- [SET PROBLEM] Reproduce the full listing below unchanged, apart from the pictures.

□ □ □ □

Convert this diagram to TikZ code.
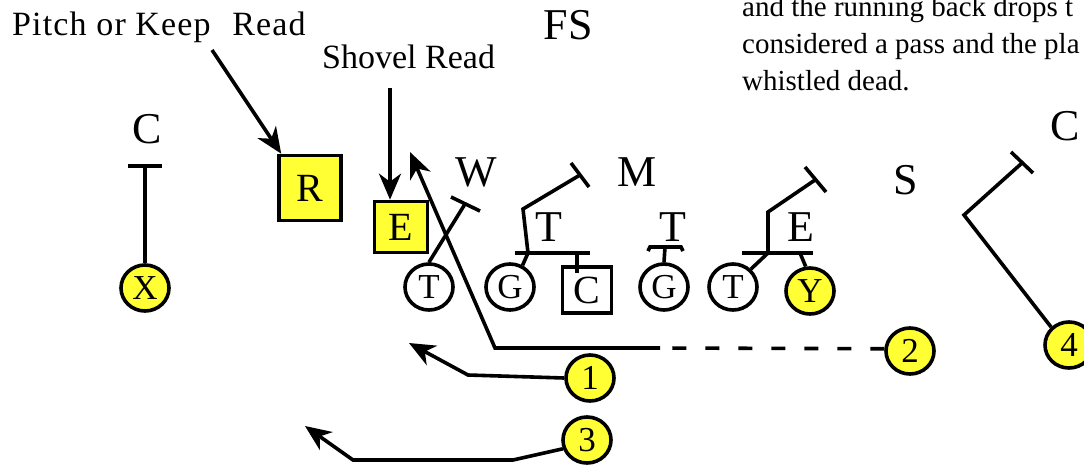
\documentclass[tikz,border=0pt]{standalone}
\usepackage{fontspec}
\setmainfont{Liberation Serif}
\usetikzlibrary{arrows.meta,shapes.geometric}
\definecolor{hilite}{RGB}{255,255,51}
\tikzset{every node/.style={inner sep=0pt},
man/.style={draw,ellipse,line width=3.6pt,minimum width=48pt,minimum height=46pt,font=\fontsize{35}{40}\selectfont},
box/.style={draw,rectangle,line width=3.6pt,font=\fontsize{40}{44}\selectfont},
skill/.style={fill=hilite},defpos/.style={font=\fontsize{44}{50}\selectfont},
note/.style={font=\fontsize{34}{40}\selectfont},
route/.style={line width=3.6pt,line join=miter},flow/.style={route,-{Stealth[length=26pt 0,width=22pt 0,inset=8pt]}}}

\begin{document}
\begin{tikzpicture}[x=1pt,y=-1pt]
\useasboundingbox (0,0) rectangle (1084,464);\clip (0,0) rectangle (1084,464);
% defense
\node[defpos] (fs) at (568,25){FS};\node[defpos] (cl) at (147,129){C};\node[defpos] (cr) at (1065,126){C};
\node[defpos] (w) at (476,172){W};\node[defpos] (m) at (637,172){M};\node[defpos] (s) at (906,180){S};
\node[defpos] (dt1) at (549,227){T};\node[defpos] (dt2) at (673,227){T};\node[defpos] (de) at (801,227){E};
% offense
\node[man,skill] (x) at (145,288){X};
\node[box,skill,minimum width=62pt,minimum height=65pt] (r) at (310,188){R};
\node[box,skill,minimum width=53pt,minimum height=51pt] (e) at (401,227){E};
\node[man] (lt) at (429,287){T};\node[man] (lg) at (510,287){G};
\node[box,minimum width=49pt,minimum height=46pt] (c) at (587,290){C};
\node[man] (rg) at (664,287){G};\node[man] (rt) at (733,287){T};
\node[man,skill] (y) at (810,291){Y};
\node[man,skill] (one) at (590,378){1};\node[man,skill] (two) at (910,351){2};
\node[man,skill] (three) at (587,440){3};\node[man,skill] (four) at (1069,345){4};
% labels
\node[note,anchor=base west] (pitch) at (12,35){\addfontfeatures{LetterSpace=3.4}Pitch or Keep\hspace{12pt} Read};
\node[note,anchor=base west] (shovel) at (322,68){Shovel Read};
\node[anchor=base west,align=left,font=\fontsize{29}{37}\selectfont] (txt) at (742,90){and the running back drops t\\considered a pass and the pla\\whistled dead.};
\coordinate (pk) at (212,50);\coordinate (sv) at (390,88);
\draw[flow] (pk) -- (r.130);
\draw[flow] (sv) -- (sv |- e.north);
% blocks and routes
\draw[route] (x.north) -- (145,166);\draw[route] (128,166) -- (162,166);
\draw[route] (lt.north) -- (465,204);\draw[route] (451,197) -- (480,211);
\draw[route] (515,253) -- (590,253);\draw[route] (577,253) -- (577,273);
\draw[route] (lg.60) -- (528,253) -- (523,209) -- (580,175);\draw[route] (571,163) -- (589,187);
\draw[route] (648,251) -- (650,247) -- (681,247) -- (683,251);\draw[route] (rg.north) -- (665,247);
\draw[route] (742,253) -- (813,253);\draw[route] (y.100) -- (800,253);
\draw[route] (rt.45) -- (768,253) -- (768,212) -- (815,180);\draw[route] (805,167) -- (826,192);
\draw[route] (four.135) -- (964,215) -- (1022,163);\draw[route] (1011,152) -- (1033,173);
\draw[route,dash pattern=on 14pt off 19pt] (two.175) -- (660,348);
\draw[flow] (660,348) -- (495,348) -- (410,152);
\draw[flow] (one.west) -- (468,375) -- (409,343);
\draw[flow] (three.200) -- (513,460) -- (353,460) -- (305,426);
\end{tikzpicture}
\end{document}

□ □ □ □

- [SOLUTION TO THIS PROBLEM]
Convert this diagram to TikZ code.
\documentclass[tikz,border=0pt]{standalone}
\usepackage{fontspec}
\setmainfont{Liberation Serif}
\usetikzlibrary{arrows.meta,shapes.geometric}
\definecolor{hilite}{RGB}{255,255,51}
\tikzset{every node/.style={inner sep=0pt},
man/.style={draw,ellipse,line width=3.6pt,minimum width=48pt,minimum height=46pt,font=\fontsize{35}{40}\selectfont},
box/.style={draw,rectangle,line width=3.6pt,font=\fontsize{40}{44}\selectfont},
skill/.style={fill=hilite},defpos/.style={font=\fontsize{44}{50}\selectfont},
note/.style={font=\fontsize{34}{40}\selectfont},
route/.style={line width=3.6pt,line join=miter},flow/.style={route,-{Stealth[length=26pt 0,width=22pt 0,inset=8pt]}}}

\begin{document}
\begin{tikzpicture}[x=1pt,y=-1pt]
\useasboundingbox (0,0) rectangle (1084,464);\clip (0,0) rectangle (1084,464);
% defense
\node[defpos] (fs) at (568,25){FS};\node[defpos] (cl) at (147,129){C};\node[defpos] (cr) at (1065,126){C};
\node[defpos] (w) at (476,172){W};\node[defpos] (m) at (637,172){M};\node[defpos] (s) at (906,180){S};
\node[defpos] (dt1) at (549,227){T};\node[defpos] (dt2) at (673,227){T};\node[defpos] (de) at (801,227){E};
% offense
\node[man,skill] (x) at (145,288){X};
\node[box,skill,minimum width=62pt,minimum height=65pt] (r) at (310,188){R};
\node[box,skill,minimum width=53pt,minimum height=51pt] (e) at (401,227){E};
\node[man] (lt) at (429,287){T};\node[man] (lg) at (510,287){G};
\node[box,minimum width=49pt,minimum height=46pt] (c) at (587,290){C};
\node[man] (rg) at (664,287){G};\node[man] (rt) at (733,287){T};
\node[man,skill] (y) at (810,291){Y};
\node[man,skill] (one) at (590,378){1};\node[man,skill] (two) at (910,351){2};
\node[man,skill] (three) at (587,440){3};\node[man,skill] (four) at (1069,345){4};
% labels
\node[note,anchor=base west] (pitch) at (12,35){\addfontfeatures{LetterSpace=3.4}Pitch or Keep\hspace{12pt} Read};
\node[note,anchor=base west] (shovel) at (322,68){Shovel Read};
\node[anchor=base west,align=left,font=\fontsize{29}{37}\selectfont] (txt) at (742,90){and the running back drops t\\considered a pass and the pla\\whistled dead.};
\coordinate (pk) at (212,50);\coordinate (sv) at (390,88);
\draw[flow] (pk) -- (r.130);
\draw[flow] (sv) -- (sv |- e.north);
% blocks and routes
\draw[route] (x.north) -- (145,166);\draw[route] (128,166) -- (162,166);
\draw[route] (lt.north) -- (465,204);\draw[route] (451,197) -- (480,211);
\draw[route] (515,253) -- (590,253);\draw[route] (577,253) -- (577,273);
\draw[route] (lg.60) -- (528,253) -- (523,209) -- (580,175);\draw[route] (571,163) -- (589,187);
\draw[route] (648,251) -- (650,247) -- (681,247) -- (683,251);\draw[route] (rg.north) -- (665,247);
\draw[route] (742,253) -- (813,253);\draw[route] (y.100) -- (800,253);
\draw[route] (rt.45) -- (768,253) -- (768,212) -- (815,180);\draw[route] (805,167) -- (826,192);
\draw[route] (four.135) -- (964,215) -- (1022,163);\draw[route] (1011,152) -- (1033,173);
\draw[route,dash pattern=on 14pt off 19pt] (two.175) -- (660,348);
\draw[flow] (660,348) -- (495,348) -- (410,152);
\draw[flow] (one.west) -- (468,375) -- (409,343);
\draw[flow] (three.200) -- (513,460) -- (353,460) -- (305,426);
\end{tikzpicture}
\end{document}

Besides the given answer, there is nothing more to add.